State Bank of Pakistan (SBP) Governor Jameel Ahmad said the economy could grow by as much as 4.75 percent in the fiscal year ending June 2026, above the IMF’s latest estimate.

In written responses to Reuters news agency, the SBP chief said differences in projections were not unusual and largely reflected timing factors.

The SBP in January raised its FY26 growth forecast to a range of 3.75–4.75 percent, up 0.5 percentage points from its earlier projection.

“All these sources and indicators, along with FY26-Q1 data, point to a broad-based recovery in all three sectors of the economy,” Ahmad said.

He said agriculture had remained resilient despite last year’s floods and was performing better than official targets.

Policy easing and stability

The SBP Governor said financial conditions had eased significantly after the central bank cut its policy rate by a cumulative 1,150 basis points since June 2024.

He added that the full impact of the reductions was still feeding through the economy.

The easing cycle, he said, was supporting growth while maintaining price and macroeconomic stability.

Last month, however, the SBP kept its benchmark rate unchanged at 10.5 percent, surprising markets that had expected a further cut.

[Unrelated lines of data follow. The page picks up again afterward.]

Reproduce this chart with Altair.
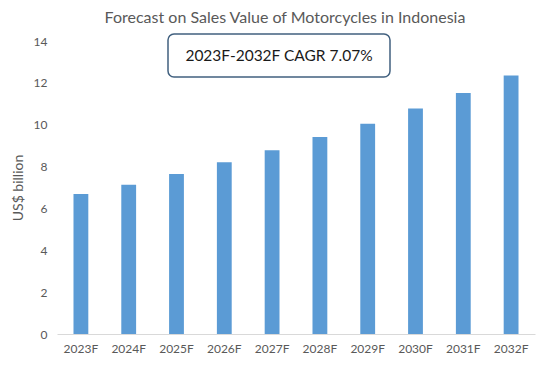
import altair as alt
import pandas as pd

years = ["2023F", "2024F", "2025F", "2026F", "2027F", "2028F", "2029F", "2030F", "2031F", "2032F"]
values = [6.69, 7.13, 7.64, 8.21, 8.78, 9.41, 10.05, 10.78, 11.52, 12.35]
title_text = "Forecast on Sales Value of Motorcycles in Indonesia"
cagr_text = "2023F-2032F CAGR 7.07%"

df = pd.DataFrame({"year": years, "value": values})
FONT = "Lato"
GRAY = "#595959"

bars = alt.Chart(df).mark_bar(color="#5B9BD5").encode(
    x=alt.X("year:N", sort=years, title=None,
            scale=alt.Scale(paddingInner=0.69, paddingOuter=0.345),
            axis=alt.Axis(labelAngle=0, ticks=False, domainColor="#D9D9D9",
                          labelColor=GRAY, labelFont=FONT, labelFontSize=12, labelPadding=9)),
    y=alt.Y("value:Q", title="US$ billion",
            scale=alt.Scale(domain=[0, 14]),
            axis=alt.Axis(values=[0, 2, 4, 6, 8, 10, 12, 14], grid=False, domain=False, ticks=False,
                          labelColor=GRAY, labelFont=FONT, labelFontSize=12, labelPadding=10,
                          titleColor=GRAY, titleFont=FONT, titleFontSize=14, titleFontWeight="normal",
                          titlePadding=8)),
)

box = alt.Chart(pd.DataFrame({"t": [cagr_text]})).mark_rect(
    fill="white", stroke="#41607F", strokeWidth=1.5, cornerRadius=6
).encode(x=alt.value(111), x2=alt.value(333), y=alt.value(-7), y2=alt.value(36))

label = alt.Chart(pd.DataFrame({"t": [cagr_text]})).mark_text(
    font=FONT, fontSize=15.5, color="#1a1a1a", align="center", baseline="middle"
).encode(text="t:N", x=alt.value(222), y=alt.value(15))

chart = alt.layer(bars, box, label).properties(
    width=478, height=293,
    title=alt.TitleParams(title_text, font=FONT, fontSize=16, fontWeight="normal", color=GRAY,
                          offset=7, dx=-11),
    autosize=alt.AutoSizeParams(type="none"),
    padding={"left": 49, "top": 33, "right": 7, "bottom": 20},
).configure_view(stroke=None)

chart.save("out.html", embed_options={"renderer": "svg", "actions": False})
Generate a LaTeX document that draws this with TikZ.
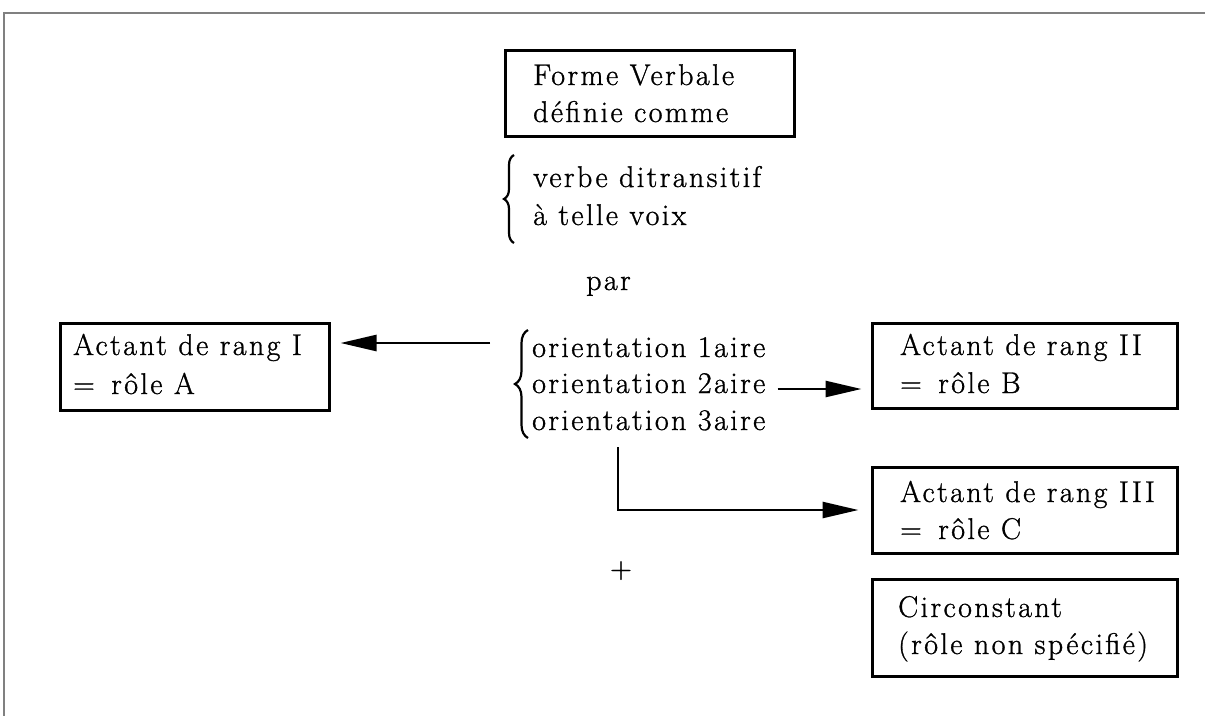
\documentclass[tikz,border=0pt]{standalone}
\usepackage{fontspec}
\setmainfont{Latin Modern Roman}[LetterSpace=8,FakeBold=1]
\usetikzlibrary{arrows.meta,decorations.pathreplacing,calc}
\begin{document}
\begin{tikzpicture}[x=1pt,y=-1pt,
  every node/.style={font=\fontsize{30}{38}\selectfont},
  box/.style={draw,line width=3pt,inner sep=0pt},
  txt/.style={anchor=base west,inner sep=0pt},
  arr/.style={line width=2.6pt,-{Triangle[length=36pt,width=16pt]}},
  brc/.style={decorate,line width=2.2pt}]
\useasboundingbox (0,0) rectangle (1205,716);
\draw[gray,line width=1.5pt] (1205,13) -- (4,13) -- (4,716);
% boxes
\node[box,minimum width=289pt,minimum height=86pt] (top) at (649.5,93) {};
\node[box,minimum width=269pt,minimum height=87pt] (b1) at (194.5,366.5) {};
\node[box,minimum width=305pt,minimum height=85pt] (b2) at (1024.5,365.5) {};
\node[box,minimum width=305pt,minimum height=86pt] (b3) at (1024.5,510) {};
\node[box,minimum width=305pt,minimum height=97pt] (b4) at (1024.5,627.5) {};
% box texts
\node[txt] (t1) at (533,85) {Forme Verbale};
\node[txt] (t2) at (533,122) {définie comme};
\node[txt] (a1) at (73,355) {Actant de rang I};
\node[txt] (a2) at (73,394) {= \,rôle A};
\node[txt] (c1) at (900,355) {Actant de rang II};
\node[txt] (c2) at (900,393) {= \,rôle B};
\node[txt] (d1) at (900,502) {Actant de rang III};
\node[txt] (d2) at (900,539) {= \,rôle C};
\node[txt] (e1) at (898,617) {Circonstant};
\node[txt] (e2) at (898,654) {(rôle non spécifié)};
% texts
\node[txt] (v1) at (533,187) {verbe ditransitif};
\node[txt] (v2) at (533,225) {à telle voix};
\node[txt] (par) at (586,290) {par};
\node[txt] (o1) at (532,357) {orientation 1aire};
\node[txt] (o2) at (532,393) {orientation 2aire};
\node[txt] (o3) at (532,430) {orientation 3aire};
\node[txt] (plus) at (610,578) {+};
% braces
\coordinate (br1a) at (514,243);
\coordinate (br1b) at (514,155);
\draw[brc,decoration={brace,amplitude=10pt}] (br1a) -- (br1b);
\coordinate (br2a) at (528,438);
\coordinate (br2b) at (528,330);
\draw[brc,decoration={brace,amplitude=13pt}] (br2a) -- (br2b);
% connectors
\coordinate (s1) at (490,343);
\draw[arr,shorten >=10pt] (s1) -- (s1 -| b1.east);
\coordinate (s2) at ($(o2.base east)+(12,-4)$);
\draw[arr,shorten >=9pt] (s2) -- (s2 -| b2.west);
\coordinate (s3) at (618,447);
\draw[arr,shorten >=12pt] (s3) |- (b3.west);
\end{tikzpicture}
\end{document}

The divergence with the IMF comes at a sensitive time. Pakistan is emerging from a balance-of-payments crisis under a $7 billion IMF programme aimed at stabilising the economy and rebuilding reserves.

External pressures and reserves

Jameel Ahmad pointed to high-frequency indicators and six percent growth in large-scale manufacturing during July–November as signs of strengthening domestic demand.

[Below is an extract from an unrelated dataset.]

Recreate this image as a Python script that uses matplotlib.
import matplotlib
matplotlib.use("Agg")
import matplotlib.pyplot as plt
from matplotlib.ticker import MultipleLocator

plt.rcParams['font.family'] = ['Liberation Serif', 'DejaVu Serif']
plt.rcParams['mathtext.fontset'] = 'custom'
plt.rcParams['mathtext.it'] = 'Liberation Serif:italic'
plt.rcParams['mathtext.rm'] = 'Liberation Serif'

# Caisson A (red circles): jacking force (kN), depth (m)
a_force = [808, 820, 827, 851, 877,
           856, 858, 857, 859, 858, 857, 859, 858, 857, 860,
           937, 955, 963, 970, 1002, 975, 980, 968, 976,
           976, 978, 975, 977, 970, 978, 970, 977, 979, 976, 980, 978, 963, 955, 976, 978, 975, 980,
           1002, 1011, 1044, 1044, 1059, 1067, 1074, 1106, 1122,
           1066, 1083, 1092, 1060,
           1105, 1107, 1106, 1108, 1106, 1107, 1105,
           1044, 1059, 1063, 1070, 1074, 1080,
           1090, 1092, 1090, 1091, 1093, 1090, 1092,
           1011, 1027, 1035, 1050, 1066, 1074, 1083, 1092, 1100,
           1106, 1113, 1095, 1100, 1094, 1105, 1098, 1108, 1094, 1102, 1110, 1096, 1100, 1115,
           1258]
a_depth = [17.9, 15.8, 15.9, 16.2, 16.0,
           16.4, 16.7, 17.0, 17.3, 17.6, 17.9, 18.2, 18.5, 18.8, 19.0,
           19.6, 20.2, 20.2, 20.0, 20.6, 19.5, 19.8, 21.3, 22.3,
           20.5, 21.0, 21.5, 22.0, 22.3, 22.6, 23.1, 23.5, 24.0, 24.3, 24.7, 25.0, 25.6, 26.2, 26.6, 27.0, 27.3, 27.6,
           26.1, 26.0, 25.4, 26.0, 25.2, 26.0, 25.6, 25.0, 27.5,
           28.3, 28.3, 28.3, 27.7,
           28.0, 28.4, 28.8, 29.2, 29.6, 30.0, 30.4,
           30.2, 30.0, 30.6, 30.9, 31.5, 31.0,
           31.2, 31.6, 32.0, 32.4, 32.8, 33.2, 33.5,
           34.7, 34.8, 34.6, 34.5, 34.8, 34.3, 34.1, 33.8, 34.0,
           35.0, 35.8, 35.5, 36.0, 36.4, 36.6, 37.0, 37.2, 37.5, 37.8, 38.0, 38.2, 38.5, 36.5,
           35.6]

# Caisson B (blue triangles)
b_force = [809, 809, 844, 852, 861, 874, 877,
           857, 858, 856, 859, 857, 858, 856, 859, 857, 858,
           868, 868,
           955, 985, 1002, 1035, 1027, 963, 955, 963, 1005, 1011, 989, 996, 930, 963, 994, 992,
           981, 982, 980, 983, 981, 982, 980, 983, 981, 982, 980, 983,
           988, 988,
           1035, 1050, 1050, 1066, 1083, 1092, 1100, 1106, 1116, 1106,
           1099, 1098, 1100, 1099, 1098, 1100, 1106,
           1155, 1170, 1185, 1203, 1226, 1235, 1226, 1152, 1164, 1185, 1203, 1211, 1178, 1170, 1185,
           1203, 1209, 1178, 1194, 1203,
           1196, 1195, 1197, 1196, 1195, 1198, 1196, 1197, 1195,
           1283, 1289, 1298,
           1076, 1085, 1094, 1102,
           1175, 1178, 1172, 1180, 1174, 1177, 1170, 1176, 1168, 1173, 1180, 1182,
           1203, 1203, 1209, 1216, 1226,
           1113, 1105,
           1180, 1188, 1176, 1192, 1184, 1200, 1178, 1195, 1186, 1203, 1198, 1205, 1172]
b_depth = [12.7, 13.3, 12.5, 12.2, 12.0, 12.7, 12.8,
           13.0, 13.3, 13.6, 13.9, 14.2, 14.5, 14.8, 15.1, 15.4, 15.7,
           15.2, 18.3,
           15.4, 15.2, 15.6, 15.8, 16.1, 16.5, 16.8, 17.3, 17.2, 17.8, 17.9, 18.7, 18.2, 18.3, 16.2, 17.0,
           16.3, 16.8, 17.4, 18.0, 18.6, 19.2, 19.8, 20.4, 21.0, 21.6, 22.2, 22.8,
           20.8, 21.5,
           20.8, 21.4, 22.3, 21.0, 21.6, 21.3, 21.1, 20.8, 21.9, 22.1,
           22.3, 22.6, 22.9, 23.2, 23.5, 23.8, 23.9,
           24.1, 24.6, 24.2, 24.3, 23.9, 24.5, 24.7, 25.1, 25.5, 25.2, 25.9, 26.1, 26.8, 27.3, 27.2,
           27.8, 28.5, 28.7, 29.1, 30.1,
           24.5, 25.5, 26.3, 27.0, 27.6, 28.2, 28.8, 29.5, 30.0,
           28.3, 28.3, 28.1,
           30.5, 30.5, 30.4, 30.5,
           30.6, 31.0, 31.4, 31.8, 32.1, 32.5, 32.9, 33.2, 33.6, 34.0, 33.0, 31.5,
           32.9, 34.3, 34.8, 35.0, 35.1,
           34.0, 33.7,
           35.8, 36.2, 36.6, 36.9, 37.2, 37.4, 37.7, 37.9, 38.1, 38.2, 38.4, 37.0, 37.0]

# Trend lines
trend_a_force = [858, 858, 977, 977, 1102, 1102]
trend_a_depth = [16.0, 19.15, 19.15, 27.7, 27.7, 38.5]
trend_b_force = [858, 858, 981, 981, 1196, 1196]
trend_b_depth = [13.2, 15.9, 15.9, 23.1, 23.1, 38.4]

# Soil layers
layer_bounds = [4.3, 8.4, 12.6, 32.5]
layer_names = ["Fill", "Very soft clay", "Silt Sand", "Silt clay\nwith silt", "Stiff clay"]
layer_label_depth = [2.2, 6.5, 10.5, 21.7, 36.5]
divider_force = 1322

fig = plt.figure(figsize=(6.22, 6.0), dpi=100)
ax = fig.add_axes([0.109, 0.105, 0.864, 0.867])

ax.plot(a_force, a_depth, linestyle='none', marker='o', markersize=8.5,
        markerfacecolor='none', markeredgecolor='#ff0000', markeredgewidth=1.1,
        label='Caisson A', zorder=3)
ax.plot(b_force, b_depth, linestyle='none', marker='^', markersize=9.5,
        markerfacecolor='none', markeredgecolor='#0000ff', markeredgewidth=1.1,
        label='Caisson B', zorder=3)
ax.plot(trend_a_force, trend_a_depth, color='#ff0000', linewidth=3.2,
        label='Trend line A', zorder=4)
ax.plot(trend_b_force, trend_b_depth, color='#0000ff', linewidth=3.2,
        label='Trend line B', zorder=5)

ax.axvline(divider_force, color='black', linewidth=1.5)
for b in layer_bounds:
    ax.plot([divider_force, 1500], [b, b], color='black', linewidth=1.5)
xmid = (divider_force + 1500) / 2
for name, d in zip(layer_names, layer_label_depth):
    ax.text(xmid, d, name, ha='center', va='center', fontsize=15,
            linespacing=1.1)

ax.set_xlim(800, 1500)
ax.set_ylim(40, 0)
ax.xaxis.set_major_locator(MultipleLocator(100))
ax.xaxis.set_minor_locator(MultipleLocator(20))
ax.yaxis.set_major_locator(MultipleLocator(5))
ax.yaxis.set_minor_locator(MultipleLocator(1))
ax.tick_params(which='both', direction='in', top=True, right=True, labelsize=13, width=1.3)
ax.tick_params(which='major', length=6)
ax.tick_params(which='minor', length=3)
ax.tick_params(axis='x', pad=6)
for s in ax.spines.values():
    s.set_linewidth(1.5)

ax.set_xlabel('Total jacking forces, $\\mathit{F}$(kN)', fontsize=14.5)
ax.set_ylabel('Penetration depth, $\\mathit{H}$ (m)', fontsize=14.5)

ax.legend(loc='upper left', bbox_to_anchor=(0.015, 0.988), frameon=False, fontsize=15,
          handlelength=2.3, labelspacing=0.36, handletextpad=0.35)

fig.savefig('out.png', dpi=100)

While exports declined in the first half of the fiscal year, the SBP chief said the drop reflected lower global commodity prices and border disruptions rather than weaker economic activity.

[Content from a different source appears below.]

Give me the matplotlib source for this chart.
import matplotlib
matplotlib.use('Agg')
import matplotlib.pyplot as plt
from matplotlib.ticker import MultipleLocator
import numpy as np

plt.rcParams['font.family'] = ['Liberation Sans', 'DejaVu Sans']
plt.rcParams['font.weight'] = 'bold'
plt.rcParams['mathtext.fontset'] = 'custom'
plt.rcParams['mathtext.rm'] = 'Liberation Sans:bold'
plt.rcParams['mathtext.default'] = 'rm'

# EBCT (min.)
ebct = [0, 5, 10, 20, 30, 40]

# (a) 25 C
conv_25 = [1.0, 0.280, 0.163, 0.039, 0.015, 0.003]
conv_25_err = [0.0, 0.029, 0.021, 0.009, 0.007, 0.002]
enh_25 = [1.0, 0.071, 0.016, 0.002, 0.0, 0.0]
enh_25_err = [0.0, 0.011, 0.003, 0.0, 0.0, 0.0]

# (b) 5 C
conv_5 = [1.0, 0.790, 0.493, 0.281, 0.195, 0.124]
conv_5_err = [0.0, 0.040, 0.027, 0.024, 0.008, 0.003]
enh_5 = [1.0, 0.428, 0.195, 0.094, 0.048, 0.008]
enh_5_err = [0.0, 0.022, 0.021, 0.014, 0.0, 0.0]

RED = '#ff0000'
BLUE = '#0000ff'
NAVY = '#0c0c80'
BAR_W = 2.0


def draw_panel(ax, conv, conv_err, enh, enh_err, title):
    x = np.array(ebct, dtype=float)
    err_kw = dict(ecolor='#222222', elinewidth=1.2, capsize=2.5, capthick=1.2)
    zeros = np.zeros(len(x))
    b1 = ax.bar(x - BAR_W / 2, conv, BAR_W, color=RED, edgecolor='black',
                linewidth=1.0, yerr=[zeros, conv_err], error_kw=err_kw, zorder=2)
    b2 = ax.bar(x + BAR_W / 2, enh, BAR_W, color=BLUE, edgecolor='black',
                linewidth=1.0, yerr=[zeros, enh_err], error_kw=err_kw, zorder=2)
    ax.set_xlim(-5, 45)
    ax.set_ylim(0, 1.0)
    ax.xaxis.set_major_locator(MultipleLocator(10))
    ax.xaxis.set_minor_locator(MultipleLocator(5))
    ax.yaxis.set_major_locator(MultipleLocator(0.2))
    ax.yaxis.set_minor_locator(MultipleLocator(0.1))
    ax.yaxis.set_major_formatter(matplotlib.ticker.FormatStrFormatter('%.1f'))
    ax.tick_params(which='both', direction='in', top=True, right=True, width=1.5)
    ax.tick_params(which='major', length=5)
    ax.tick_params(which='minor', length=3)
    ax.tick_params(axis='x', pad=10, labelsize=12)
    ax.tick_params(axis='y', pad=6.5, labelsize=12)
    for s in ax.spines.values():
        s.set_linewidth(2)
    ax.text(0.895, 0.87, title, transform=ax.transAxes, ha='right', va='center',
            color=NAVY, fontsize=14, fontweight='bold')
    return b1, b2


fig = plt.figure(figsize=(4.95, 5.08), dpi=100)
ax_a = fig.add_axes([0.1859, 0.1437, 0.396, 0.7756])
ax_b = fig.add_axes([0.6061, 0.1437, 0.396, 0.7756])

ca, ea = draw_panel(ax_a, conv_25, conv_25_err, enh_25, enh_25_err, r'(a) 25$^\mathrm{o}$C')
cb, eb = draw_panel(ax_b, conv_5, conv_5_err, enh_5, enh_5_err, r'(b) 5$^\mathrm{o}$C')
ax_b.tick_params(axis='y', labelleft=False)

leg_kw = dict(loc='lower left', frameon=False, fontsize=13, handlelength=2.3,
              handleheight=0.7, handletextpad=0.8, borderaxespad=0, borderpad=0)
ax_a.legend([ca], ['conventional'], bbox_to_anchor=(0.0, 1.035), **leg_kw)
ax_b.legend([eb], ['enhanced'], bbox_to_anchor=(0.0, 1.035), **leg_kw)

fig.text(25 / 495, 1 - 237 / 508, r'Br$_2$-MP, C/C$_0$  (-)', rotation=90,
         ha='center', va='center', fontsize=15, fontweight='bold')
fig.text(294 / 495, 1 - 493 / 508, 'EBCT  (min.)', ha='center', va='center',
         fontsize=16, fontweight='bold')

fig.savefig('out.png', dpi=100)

He projected the current account deficit would remain within zero to one percent of gross domestic product.

Strong remittance inflows, he said, would offset the wider trade gap and help lift foreign exchange reserves above IMF programme targets.

Further inflows are expected around the Eid festival period, he added.

“Additionally, if the government decided to tap global capital markets for any debt issuance, then that would be on the upside of our current assessment,” Jameel Ahmad said.

Pakistan plans to issue panda bonds — yuan-denominated debt sold in China’s domestic market — around the upcoming Lunar New Year as part of efforts to diversify its external financing sources and broaden its investor base.

Ahmad said the central bank has been consistently purchasing dollars from the interbank market to strengthen foreign exchange buffers. The data, he noted, are published regularly.

He cautioned that while macroeconomic stability has improved, structural reforms remain essential to sustain higher growth and boost productivity over the longer term.